Before Isabella met Peter she thought that a guy who was "anal" was someone who was into backdoor sex.

Before Isabella met Peter she thought that a guy who was "anal" was someone who was into backdoor sex. And so when her friend, Lisa, set her up to meet Peter at Joe's Pub in the Village one Saturday night----Lisa's warning that Peter was a very successful guy but "a little anal" did not adequately prepare her for the "my way or the highway" man she was about to meet.

Lisa was referring to anal as in anal-retentive a la Freud which describes rigid, detail- oriented people whose inflexible approach to the world may have started way back when they were toilet trained a bit too strictly. This is where the anal sex analogy begins and ends because men who are anal-retentive actually tend to be quite conservative about moral and sexual values. They believe that they know the planetary rules and no one can deviate from them without incurring their wrath.

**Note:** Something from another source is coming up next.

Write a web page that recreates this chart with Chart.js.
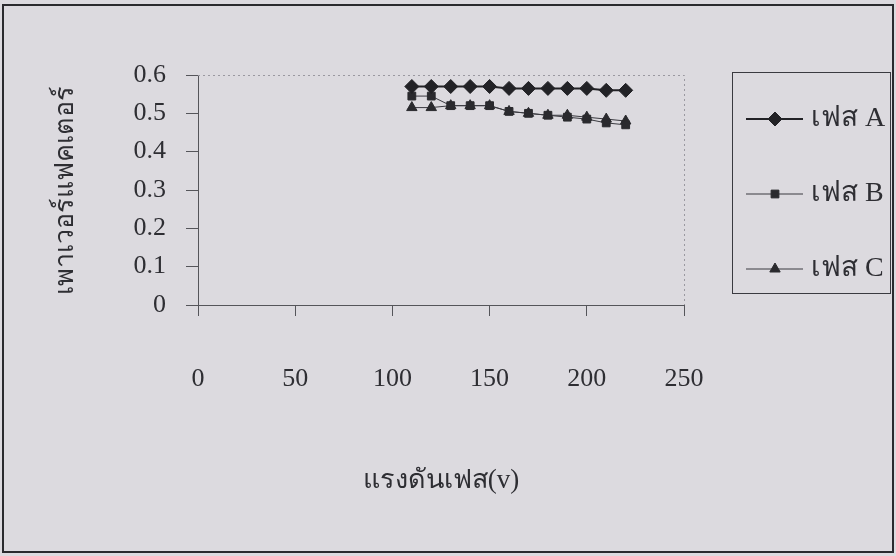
<!DOCTYPE html>
<html>
<head>
<meta charset="utf-8">
<script src="https://cdn.jsdelivr.net/npm/chart.js@4"></script>
<style>
  html, body { margin: 0; padding: 0; background: #dcdadf; }
  #wrap { width: 896px; height: 556px; position: relative; }
</style>
</head>
<body>
<div id="wrap"><canvas id="c" width="896" height="556"></canvas></div>
<script>
// Phase voltage (V) and measured power factor of each phase
const voltages = [110, 120, 130, 140, 150, 160, 170, 180, 190, 200, 210, 220];
const phaseA = [0.57, 0.57, 0.57, 0.57, 0.57, 0.565, 0.565, 0.565, 0.565, 0.565, 0.56, 0.56];
const phaseB = [0.545, 0.545, 0.52, 0.52, 0.52, 0.505, 0.5, 0.495, 0.49, 0.485, 0.475, 0.47];
const phaseC = [0.515, 0.515, 0.52, 0.52, 0.52, 0.505, 0.5, 0.495, 0.495, 0.49, 0.485, 0.48];
const seriesNames = ['เฟส A', 'เฟส B', 'เฟส C'];
const xTitle = 'แรงดันเฟส(v)';
const yTitle = 'เพาเวอร์แฟคเตอร์';

const FONT = "'Liberation Serif', 'Times New Roman', serif";
const INK = '#2e2e33';

const toPoints = ys => voltages.map((v, i) => ({ x: v, y: ys[i] }));

// Outer frame, faint dotted plot border and the boxed legend
const decorations = {
  id: 'decorations',
  beforeDraw(chart) {
    const ctx = chart.ctx;
    ctx.save();
    ctx.fillStyle = '#dcdadf';
    ctx.fillRect(0, 0, chart.width, chart.height);
    ctx.restore();
  },
  afterDraw(chart) {
    const ctx = chart.ctx;
    const a = chart.chartArea;
    ctx.save();
    // dotted top and right edges of the plot area
    ctx.strokeStyle = '#9a98a0';
    ctx.lineWidth = 1;
    ctx.setLineDash([2, 3]);
    ctx.beginPath();
    ctx.moveTo(a.left, a.top + 0.5);
    ctx.lineTo(a.right + 0.5, a.top + 0.5);
    ctx.lineTo(a.right + 0.5, a.bottom);
    ctx.stroke();
    ctx.setLineDash([]);

    // outer frame
    ctx.strokeStyle = '#2a2a2e';
    ctx.lineWidth = 2;
    ctx.strokeRect(3, 5, 890, 547);

    // legend box
    const box = { x: 732, y: 72, w: 158, h: 221 };
    ctx.lineWidth = 1;
    ctx.strokeStyle = '#3a3a40';
    ctx.strokeRect(box.x + 0.5, box.y + 0.5, box.w, box.h);

    const rows = [119, 194, 269];
    chart.data.datasets.forEach((ds, i) => {
      const y = rows[i];
      ctx.strokeStyle = ds.borderColor;
      ctx.lineWidth = ds.borderWidth;
      ctx.beginPath();
      ctx.moveTo(746, y);
      ctx.lineTo(803, y);
      ctx.stroke();
      ctx.fillStyle = ds.pointBackgroundColor;
      ctx.strokeStyle = ds.pointBorderColor;
      ctx.lineWidth = 1;
      Chart.helpers.drawPoint(ctx, {
        pointStyle: ds.pointStyle,
        radius: ds.pointRadius,
        borderWidth: 1,
        rotation: 0
      }, 775, y);
      ctx.fillStyle = INK;
      ctx.font = '28px ' + FONT;
      ctx.textAlign = 'left';
      ctx.textBaseline = 'middle';
      ctx.fillText(ds.label, 811, y);
    });
    ctx.restore();
  }
};

const common = {
  fill: false,
  tension: 0,
  pointBorderWidth: 1
};

new Chart(document.getElementById('c'), {
  type: 'line',
  data: {
    datasets: [
      Object.assign({}, common, {
        label: seriesNames[0],
        data: toPoints(phaseA),
        borderColor: '#222226',
        borderWidth: 2,
        pointStyle: 'rectRot',
        pointRadius: 7,
        pointBackgroundColor: '#222226',
        pointBorderColor: '#222226'
      }),
      Object.assign({}, common, {
        label: seriesNames[1],
        data: toPoints(phaseB),
        borderColor: '#3a3a40',
        borderWidth: 1,
        pointStyle: 'rect',
        pointRadius: 5.5,
        pointBackgroundColor: '#2a2a2e',
        pointBorderColor: '#2a2a2e'
      }),
      Object.assign({}, common, {
        label: seriesNames[2],
        data: toPoints(phaseC),
        borderColor: '#3a3a40',
        borderWidth: 1,
        pointStyle: 'triangle',
        pointRadius: 6,
        pointBackgroundColor: '#2a2a2e',
        pointBorderColor: '#2a2a2e'
      })
    ]
  },
  options: {
    responsive: false,
    animation: false,
    devicePixelRatio: 1,
    layout: { padding: { top: 75, left: 14, right: 212, bottom: 46 } },
    plugins: {
      legend: { display: false },
      tooltip: { enabled: false }
    },
    scales: {
      x: {
        type: 'linear',
        min: 0,
        max: 250,
        ticks: {
          stepSize: 50,
          color: INK,
          font: { family: FONT, size: 26 },
          padding: 48
        },
        grid: {
          drawOnChartArea: false,
          drawTicks: true,
          tickLength: 11,
          color: '#55555a'
        },
        border: { color: '#55555a', width: 1 },
        title: {
          display: true,
          text: xTitle,
          color: INK,
          font: { family: FONT, size: 27 },
          padding: { top: 50, bottom: 13 }
        },
        afterFit(s) { s.height = 205; }
      },
      y: {
        type: 'linear',
        min: 0,
        max: 0.6,
        ticks: {
          stepSize: 0.1,
          color: INK,
          font: { family: FONT, size: 26 },
          padding: 20,
          callback: v => String(+v.toFixed(1))
        },
        grid: {
          drawOnChartArea: false,
          drawTicks: true,
          tickLength: 12,
          color: '#55555a'
        },
        border: { color: '#55555a', width: 1 },
        title: {
          display: true,
          text: yTitle,
          color: INK,
          font: { family: FONT, size: 27 },
          padding: { top: 36, bottom: 0 }
        },
        afterFit(s) { s.width = 184; }
      }
    }
  },
  plugins: [decorations]
});
</script>
</body>
</html>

Yes, if Isabella had only known that Lisa's use of the term anal meant not kinky sex but rather someone who has an obsessive compulsive personality disorder she might have taken a couple of steps back that night rather than plunging into a relationship with Peter.

At first, Peter's excessively orderly world was comforting to Isabella. Nothing was ever out of place in his perfectly organized apartment. He had every minute of the day carefully scheduled and that gave him a predictability Isabella could count on. It was only after Isabella became a part of Peter's world that the pathological nature of his perfectionism became apparent. Gradually, she understood that he expected her to adopt his rules-

Never be late
Never spend a dollar you can save
Never throw things away
And never ever get in his way

When Isabella found out how much Peter made as a successful CPA she couldn't believe how few dollars he lived on. Of course, Peter took in the shows at Joe's Pub. At $15 a ticket they were the best deal in the city. For her birthday, Peter took her out to Tad's Steak Restaurant because it was quick and cheap. The sex that night was also quick and as usual in the missionary position. Things had to be quick in Peter's life because he always had to get back to work. And every job took forever because Peter had to get it just right, not about right but completely and perfectly right.
Finally, one weekend Isabella persuaded Peter to go with her on a trip. He immediately took over planning the trip and chose a low rent bungalow by a lake in the Catskills. On the drive up Isabella had to stop for a bathroom break but Peter would not stop. He had calculated the trip to take an hour and 45 minutes and he would not tolerate it taking any longer than that. No, there would be no peeing on the way and certainly no stopping to smell the roses. When they decided to build a campfire that night Peter needed to do it completely on his own---in order to get it just right. On the drive home, Peter complained he was falling asleep but he could not tolerate Isabella's offer to share the driving. Every time Isabella tried to pitch in Peter rejected it with a snarl. He was convinced that he alone could get things done correctly and it made him too anxious to let anyone else try.

Eventually, Isabella decided that following Peter around wasn't worth it. She became tired of the details, the penny pinching and the lurking anger triggered by Isabella just being Isabella. 
The day she broke up with him Isabella found herself quite spontaneously in Borders where she bought a rather expensive edition of Sigmund Freud's Introduction to Psychoanalysis.